===== DATA EXTRACT

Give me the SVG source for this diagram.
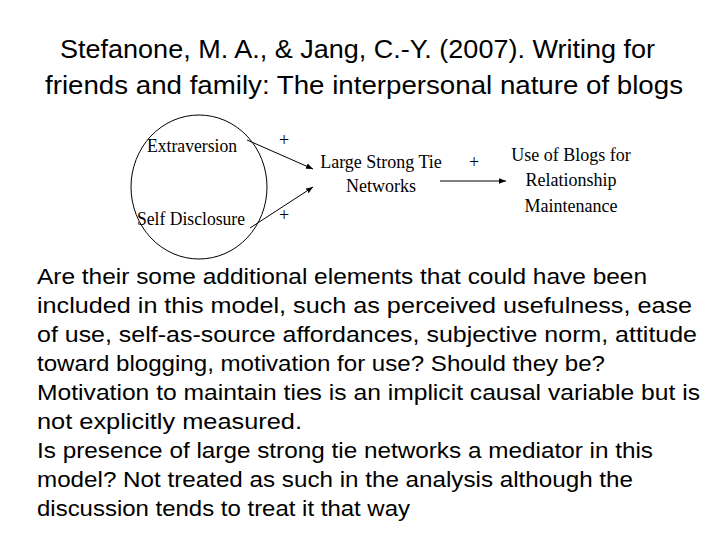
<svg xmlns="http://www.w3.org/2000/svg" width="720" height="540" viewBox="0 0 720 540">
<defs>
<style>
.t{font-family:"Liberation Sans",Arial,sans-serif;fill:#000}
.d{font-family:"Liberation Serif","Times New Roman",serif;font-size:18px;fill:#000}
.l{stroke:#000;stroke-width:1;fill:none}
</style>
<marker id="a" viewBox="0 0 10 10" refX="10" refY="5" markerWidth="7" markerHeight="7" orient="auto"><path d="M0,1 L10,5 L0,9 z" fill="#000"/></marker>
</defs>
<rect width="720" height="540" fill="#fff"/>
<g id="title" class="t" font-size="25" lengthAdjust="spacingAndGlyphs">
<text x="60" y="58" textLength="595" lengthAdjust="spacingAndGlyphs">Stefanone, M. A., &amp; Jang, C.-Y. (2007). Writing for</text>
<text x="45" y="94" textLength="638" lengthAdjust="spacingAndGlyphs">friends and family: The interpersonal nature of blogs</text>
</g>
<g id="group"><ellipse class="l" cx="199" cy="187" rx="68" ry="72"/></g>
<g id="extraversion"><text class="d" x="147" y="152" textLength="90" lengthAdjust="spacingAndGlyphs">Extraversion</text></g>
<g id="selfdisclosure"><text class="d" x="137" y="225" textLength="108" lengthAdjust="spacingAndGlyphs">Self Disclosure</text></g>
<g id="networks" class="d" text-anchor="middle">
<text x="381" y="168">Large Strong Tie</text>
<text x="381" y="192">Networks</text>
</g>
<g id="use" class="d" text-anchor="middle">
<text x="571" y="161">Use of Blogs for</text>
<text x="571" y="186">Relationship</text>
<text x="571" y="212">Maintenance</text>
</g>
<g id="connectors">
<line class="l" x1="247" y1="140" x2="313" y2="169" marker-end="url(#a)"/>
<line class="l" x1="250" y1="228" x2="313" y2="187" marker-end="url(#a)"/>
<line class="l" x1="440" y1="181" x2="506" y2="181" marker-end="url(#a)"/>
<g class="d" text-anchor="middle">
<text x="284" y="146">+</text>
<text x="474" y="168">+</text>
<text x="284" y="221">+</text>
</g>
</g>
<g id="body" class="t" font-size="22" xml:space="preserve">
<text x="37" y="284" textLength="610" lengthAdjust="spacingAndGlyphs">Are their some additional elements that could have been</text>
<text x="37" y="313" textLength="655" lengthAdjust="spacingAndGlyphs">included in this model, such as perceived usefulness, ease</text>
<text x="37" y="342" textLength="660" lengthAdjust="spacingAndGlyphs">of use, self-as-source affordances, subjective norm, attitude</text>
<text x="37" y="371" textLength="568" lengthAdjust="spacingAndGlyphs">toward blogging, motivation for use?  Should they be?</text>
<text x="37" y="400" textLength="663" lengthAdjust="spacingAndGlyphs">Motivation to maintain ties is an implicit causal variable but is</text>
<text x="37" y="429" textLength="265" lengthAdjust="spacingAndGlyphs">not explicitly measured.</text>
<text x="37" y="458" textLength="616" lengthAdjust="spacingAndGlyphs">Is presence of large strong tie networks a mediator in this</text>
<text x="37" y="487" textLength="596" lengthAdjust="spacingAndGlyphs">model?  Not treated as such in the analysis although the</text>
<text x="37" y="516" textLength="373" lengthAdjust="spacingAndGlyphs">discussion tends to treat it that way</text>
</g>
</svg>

==========

▸ THE TASK: Show every line where the string "this" appears.

▸ TASK RESPONSE:
Give me the SVG source for this diagram.
<text x="37" y="313" textLength="655" lengthAdjust="spacingAndGlyphs">included in this model, such as perceived usefulness, ease</text>
<text x="37" y="458" textLength="616" lengthAdjust="spacingAndGlyphs">Is presence of large strong tie networks a mediator in this</text>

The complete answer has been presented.